11. So the judge does consider the inconsistent evidence before him even though he goes on to add that “that concern would have existed anyway because of the criminal conviction” (paragraph 11). As a result, the judge’s conclusion here is that, “I am not persuaded that I have sufficient reason to find him truthful” (paragraph 11). On the facts, as found by the judge before him, he concludes that, “I am not satisfied that, as an ordinary Kurdish man returning to Iraq, there is a risk to his personal safety simply by virtue of his living in those places discounting any fear he has of ISIS or PMF” (paragraph 12). As for the Appellant’s alleged anti-government activity in the UK, this is based upon his Facebook account, and here the judge makes the finding that “the Facebook account is very recent and there is no cogent evidence of the older account the appellant claims to have previously had” (paragraph 13).

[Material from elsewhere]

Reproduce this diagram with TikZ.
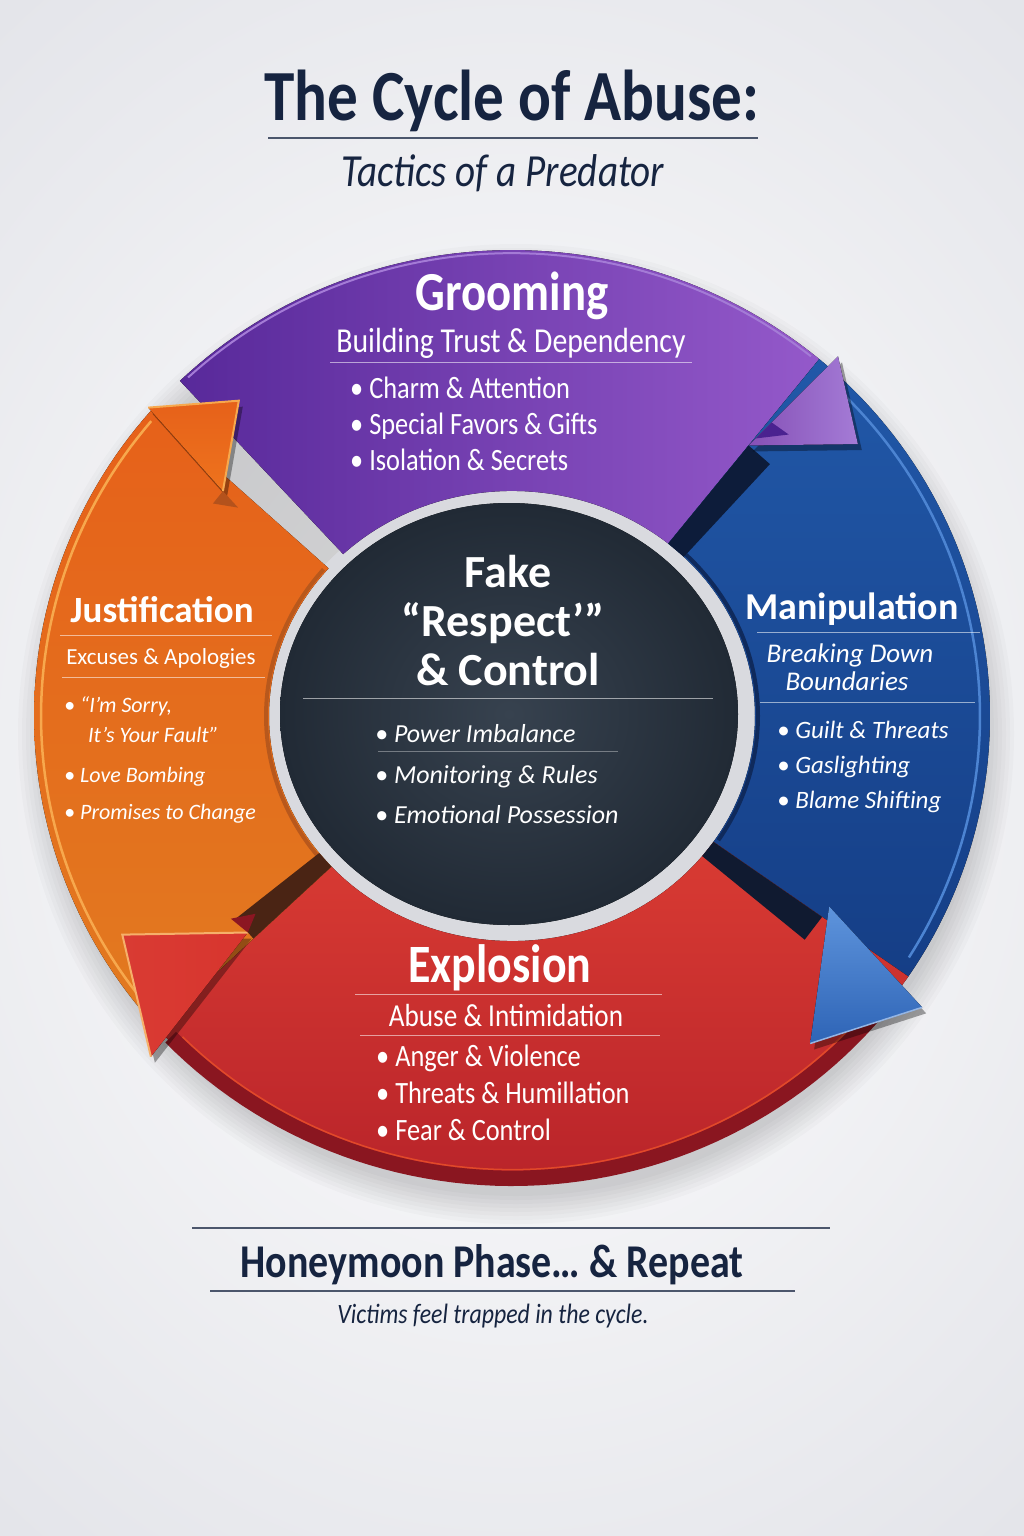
\documentclass[tikz,border=0pt]{standalone}
\usepackage{fontspec}
\setmainfont{Carlito}
\newfontfamily\cf[FakeStretch=0.85]{Carlito}
\usetikzlibrary{calc}
\definecolor{navy}{HTML}{162440}
\definecolor{bgE}{HTML}{E4E5EA}
\definecolor{ringgrey}{HTML}{D9DADF}
\definecolor{slateC}{HTML}{37424F}
\definecolor{slateE}{HTML}{212A35}
\definecolor{pL}{HTML}{58299A}
\definecolor{pR}{HTML}{9459CA}
\definecolor{pRim}{HTML}{A47BD6}
\definecolor{bT}{HTML}{2158A8}
\definecolor{bB}{HTML}{153E86}
\definecolor{bLine}{HTML}{4C84D2}
\definecolor{bIn}{HTML}{0F2A5C}
\definecolor{bHeadA}{HTML}{5E94DC}
\definecolor{bHeadB}{HTML}{2E64B6}
\definecolor{rT}{HTML}{D93B33}
\definecolor{rB}{HTML}{B9242A}
\definecolor{rRim}{HTML}{8A1620}
\definecolor{rHead}{HTML}{D8352E}
\definecolor{oT}{HTML}{E6611A}
\definecolor{oM}{HTML}{F08C26}
\definecolor{oB}{HTML}{E27A20}
\definecolor{oLine}{HTML}{F7A84D}
\definecolor{oIn}{HTML}{B8581C}
\definecolor{oHead}{HTML}{EE731D}
\definecolor{shA}{HTML}{0D1C3A}
\definecolor{shB}{HTML}{101A30}
\definecolor{shC}{HTML}{4A2414}
\definecolor{pFold}{HTML}{4A2290}
\definecolor{rFold}{HTML}{8C1622}
\definecolor{oFold}{HTML}{B4521C}
\definecolor{rEdge}{HTML}{F6B06A}
\begin{document}
\begin{tikzpicture}[x=1pt,y=-1pt,
  declare function={px(\a,\b)=512+\b*cos(\a); py(\a,\b)=716-(1.025*\b-24)*sin(\a);},
  wt/.style={text=white, inner sep=0pt, anchor=base},
  wtl/.style={wt, anchor=base west},
  nv/.style={text=navy, inner sep=0pt, anchor=base},
  sep/.style={white, opacity=.55, line width=1pt},
  nsep/.style={navy, opacity=.75, line width=1.3pt},
  hshadow/.style={black, opacity=.35}]
\useasboundingbox (0,0) rectangle (1024,1536);
% background
\fill[inner color=white, outer color=bgE] (-300,-200) rectangle (1324,1736);
% soft shadow under ring
\foreach \i in {0,...,7}{
  \fill[black, opacity=.018] (516,734) ellipse [x radius={470+4*\i}, y radius={462+4*\i}];
}
% grey ring
\fill[ringgrey] (510,715) ellipse [x radius=246, y radius=228];
% ---------- bodies ----------
% purple
\fill[left color=pL, right color=pR]
  ({px(134,243)},{py(134,243)}) -- plot[domain=134:50,samples=60] ({px(\x,478)},{py(\x,478)})
  -- ({px(50,243)},{py(50,243)}) -- plot[domain=50:134,samples=60] ({px(\x,243)},{py(\x,243)}) -- cycle;
\draw[pRim, line width=2pt] plot[domain=133:51,samples=60] ({px(\x,475)},{py(\x,475)});
% blue
\fill[top color=bT, bottom color=bB]
  ({px(50,243)},{py(50,243)}) -- plot[domain=50:-34,samples=60] ({px(\x,478)},{py(\x,478)})
  -- ({px(-34,243)},{py(-34,243)}) -- plot[domain=-34:50,samples=60] ({px(\x,243)},{py(\x,243)}) -- cycle;
\draw[bLine, line width=2.5pt] plot[domain=46:-32,samples=60] ({px(\x,468)},{py(\x,468)});
\draw[bIn, line width=4pt] plot[domain=45:-33,samples=60] ({px(\x,246)},{py(\x,246)});
% red
\fill[top color=rT, bottom color=rB]
  ({px(-34,243)},{py(-34,243)}) -- plot[domain=-34:-138,samples=60] ({px(\x,478)},{py(\x,478)})
  -- ({px(-138,243)},{py(-138,243)}) -- plot[domain=-138:-34,samples=60] ({px(\x,243)},{py(\x,243)}) -- cycle;
\fill[rRim] plot[domain=-36:-136,samples=60] ({px(\x,482)},{py(\x,482)})
  -- plot[domain=-136:-36,samples=60] ({px(\x,467)},{py(\x,467)}) -- cycle;
\draw[rT!80!orange, line width=1.5pt] plot[domain=-37:-135,samples=60] ({px(\x,466)},{py(\x,466)});
% orange
\fill[top color=oT, middle color=oM, bottom color=oB]
  ({px(222,243)},{py(222,243)}) -- plot[domain=222:139,samples=60] ({px(\x,478)},{py(\x,478)})
  -- ({px(139,243)},{py(139,243)}) -- plot[domain=139:222,samples=60] ({px(\x,243)},{py(\x,243)}) -- cycle;
\draw[oLine, line width=2.5pt] plot[domain=220:140,samples=60] ({px(\x,471)},{py(\x,471)});
\draw[oIn, line width=4pt] plot[domain=218:140,samples=60] ({px(\x,246)},{py(\x,246)});
% ---------- shadow strips (3D sides) ----------
\fill[shA] ({px(50,243)},{py(50,243)}) -- ({px(50,368)},{py(50,368)}) -- ({px(45.5,368)},{py(45.5,368)}) -- ({px(45,243)},{py(45,243)}) -- cycle;
\fill[shB] ({px(-34,243)},{py(-34,243)}) -- ({px(-34,374)},{py(-34,374)}) -- ({px(-38.5,374)},{py(-38.5,374)}) -- ({px(-38.5,243)},{py(-38.5,243)}) -- cycle;
\fill[shC] ({px(-138,243)},{py(-138,243)}) -- ({px(-138,348)},{py(-138,348)}) -- ({px(-142.5,348)},{py(-142.5,348)}) -- ({px(-142.5,243)},{py(-142.5,243)}) -- cycle;
% dark centre
\fill[inner color=slateC, outer color=slateE] (509,714) ellipse [x radius=229, y radius=211];
% ---------- arrowheads ----------
% purple
\fill[hshadow] ({px(50,368)+4},{py(50,368)+6}) -- ({px(48.5,492)+4},{py(48.5,492)+6}) -- ({px(39,445)+4},{py(39,445)+6}) -- cycle;
\fill[left color=pR!90!black, right color=pRim] ({px(50,368)},{py(50,368)}) -- ({px(48.5,492)},{py(48.5,492)}) -- ({px(39,445)},{py(39,445)}) -- cycle;
\fill[pFold] ({px(49.5,400)},{py(49.5,400)}) -- ({px(46.5,402)},{py(46.5,402)}) -- ({px(49.8,378)},{py(49.8,378)}) -- cycle;
% blue
\fill[hshadow] ({px(-32,374)+4},{py(-32,374)+6}) -- ({px(-36,507)+4},{py(-36,507)+6}) -- ({px(-48.5,450)+4},{py(-48.5,450)+6}) -- cycle;
\fill[top color=bHeadA, bottom color=bHeadB] ({px(-32,374)},{py(-32,374)}) -- ({px(-36,507)},{py(-36,507)}) -- ({px(-48.5,450)},{py(-48.5,450)}) -- cycle;
\draw[bLine!60!white, line width=1.5pt] ({px(-36,507)},{py(-36,507)}) -- ({px(-48.5,450)},{py(-48.5,450)});
% red
\fill[hshadow] ({px(-139.4,348)+4},{py(-139.4,348)+6}) -- ({px(-136,502)+4},{py(-136,502)+6}) -- ({px(-150,450)+4},{py(-150,450)+6}) -- cycle;
\fill[left color=rT, right color=rHead] ({px(-139.4,348)},{py(-139.4,348)}) -- ({px(-136,502)},{py(-136,502)}) -- ({px(-150,450)},{py(-150,450)}) -- cycle;
\draw[rEdge, line width=2pt] ({px(-136,502)},{py(-136,502)}) -- ({px(-150,450)},{py(-150,450)}) -- ({px(-139.4,348)},{py(-139.4,348)});
\fill[rFold] ({px(-139.4,348)},{py(-139.4,348)}) -- ({px(-141,330)},{py(-141,330)}) -- ({px(-143,352)},{py(-143,352)}) -- cycle;
% orange
\fill[hshadow] ({px(141,372)+4},{py(141,372)+6}) -- ({px(139,482)+4},{py(139,482)+6}) -- ({px(130,425)+4},{py(130,425)+6}) -- cycle;
\fill[top color=oT, bottom color=oHead] ({px(141,372)},{py(141,372)}) -- ({px(139,482)},{py(139,482)}) -- ({px(130,425)},{py(130,425)}) -- cycle;
\draw[oLine, line width=2pt] ({px(139,482)},{py(139,482)}) -- ({px(130,425)},{py(130,425)}) -- ({px(141,372)},{py(141,372)});
\fill[oFold] ({px(141,372)},{py(141,372)}) -- ({px(141.5,350)},{py(141.5,350)}) -- ({px(143.5,372)},{py(143.5,372)}) -- cycle;
% ---------- title ----------
\node[nv, font=\cf\bfseries\fontsize{72}{80}\selectfont] (title) at (512,121) {The Cycle of Abuse:};
\draw[nsep] (268,138) -- (758,138);
\node[nv, font=\cf\itshape\fontsize{46}{52}\selectfont] (tag) at (503,186) {Tactics of a Predator};
% ---------- Grooming ----------
\node[wt, font=\cf\bfseries\fontsize{55}{60}\selectfont] (groomT) at (512,310) {Grooming};
\node[wt, font=\cf\fontsize{35}{40}\selectfont] (groomS) at (511,352) {Building Trust \& Dependency};
\draw[sep] (330,362) -- (692,362);
\node[wtl, font=\cf\fontsize{31}{36}\selectfont] (g1) at (350,398) {• Charm \& Attention};
\node[wtl, font=\cf\fontsize{31}{36}\selectfont] (g2) at (350,434) {• Special Favors \& Gifts};
\node[wtl, font=\cf\fontsize{31}{36}\selectfont] (g3) at (350,470) {• Isolation \& Secrets};
% ---------- Centre ----------
\node[wt, font=\bfseries\fontsize{46}{50}\selectfont] (c1) at (508,587) {Fake};
\node[wt, font=\bfseries\fontsize{46}{50}\selectfont] (c2) at (503,636) {“Respect’”};
\node[wt, font=\bfseries\fontsize{46}{50}\selectfont] (c3) at (508,685) {\& Control};
\draw[sep] (303,698) -- (713,698);
\node[wtl, font=\itshape\fontsize{26}{30}\selectfont] (cb1) at (375,742) {• Power Imbalance};
\draw[sep, opacity=.35] (378,751) -- (618,751);
\node[wtl, font=\itshape\fontsize{26}{30}\selectfont] (cb2) at (375,783) {• Monitoring \& Rules};
\node[wtl, font=\itshape\fontsize{26}{30}\selectfont] (cb3) at (375,823) {• Emotional Possession};
% ---------- Justification ----------
\node[wt, font=\bfseries\fontsize{37}{42}\selectfont] (jT) at (162,622) {Justification};
\draw[sep] (60,635) -- (272,635);
\node[wt, font=\fontsize{23}{28}\selectfont] (jS) at (161,664) {Excuses \& Apologies};
\draw[sep] (62,677) -- (265,677);
\node[wtl, font=\itshape\fontsize{22}{26}\selectfont] (j1) at (64,712) {• “I’m Sorry,};
\node[wtl, font=\itshape\fontsize{22}{26}\selectfont] (j1b) at (88,742) {It’s Your Fault”};
\node[wtl, font=\itshape\fontsize{22}{26}\selectfont] (j2) at (64,782) {• Love Bombing};
\node[wtl, font=\itshape\fontsize{22}{26}\selectfont] (j3) at (64,819) {• Promises to Change};
% ---------- Manipulation ----------
\node[wt, font=\bfseries\fontsize{38}{42}\selectfont] (mT) at (852,619) {Manipulation};
\draw[sep] (757,632) -- (980,632);
\node[wt, font=\itshape\fontsize{27}{30}\selectfont] (mS1) at (850,662) {Breaking Down};
\node[wt, font=\itshape\fontsize{27}{30}\selectfont] (mS2) at (847,690) {Boundaries};
\draw[sep] (760,702) -- (975,702);
\node[wtl, font=\itshape\fontsize{25}{28}\selectfont] (m1) at (777,738) {• Guilt \& Threats};
\node[wtl, font=\itshape\fontsize{25}{28}\selectfont] (m2) at (777,773) {• Gaslighting};
\node[wtl, font=\itshape\fontsize{25}{28}\selectfont] (m3) at (777,808) {• Blame Shifting};
% ---------- Explosion ----------
\node[wt, font=\cf\bfseries\fontsize{54}{60}\selectfont] (eT) at (500,982) {Explosion};
\draw[sep] (355,994) -- (662,994);
\node[wt, font=\cf\fontsize{32}{36}\selectfont] (eS) at (506,1026) {Abuse \& Intimidation};
\draw[sep] (360,1035) -- (660,1035);
\node[wtl, font=\cf\fontsize{31}{36}\selectfont] (e1) at (376,1066) {• Anger \& Violence};
\node[wtl, font=\cf\fontsize{31}{36}\selectfont] (e2) at (376,1103) {• Threats \& Humillation};
\node[wtl, font=\cf\fontsize{31}{36}\selectfont] (e3) at (376,1140) {• Fear \& Control};
% ---------- bottom ----------
\draw[nsep] (192,1228) -- (830,1228);
\node[nv, font=\cf\bfseries\fontsize{47}{52}\selectfont] (hT) at (492,1277) {Honeymoon Phase… \& Repeat};
\draw[nsep] (210,1291) -- (795,1291);
\node[nv, font=\cf\itshape\fontsize{28}{32}\selectfont] (vT) at (493,1323) {Victims feel trapped in the cycle.};
\end{tikzpicture}
\end{document}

12. As a result, the judge concludes that “the very late inclusion of this Facebook evidence is consistent with a bogus attempt to bolster a weak asylum claim” (paragraph 14). His conclusion that he is “not satisfied that there is sufficient reason or country information to clearly indicate that this Facebook activity would come to the attention of the authorities or that given his lack of sincerity he could not delete his account in good time before his return to Iraq” (paragraph 14) is sustainable. For all these reasons, this is a decision that cannot be impugned for lack of rationality.
Notice of Decision
13. There is no material error of law in the judge’s decision. The determination shall stand.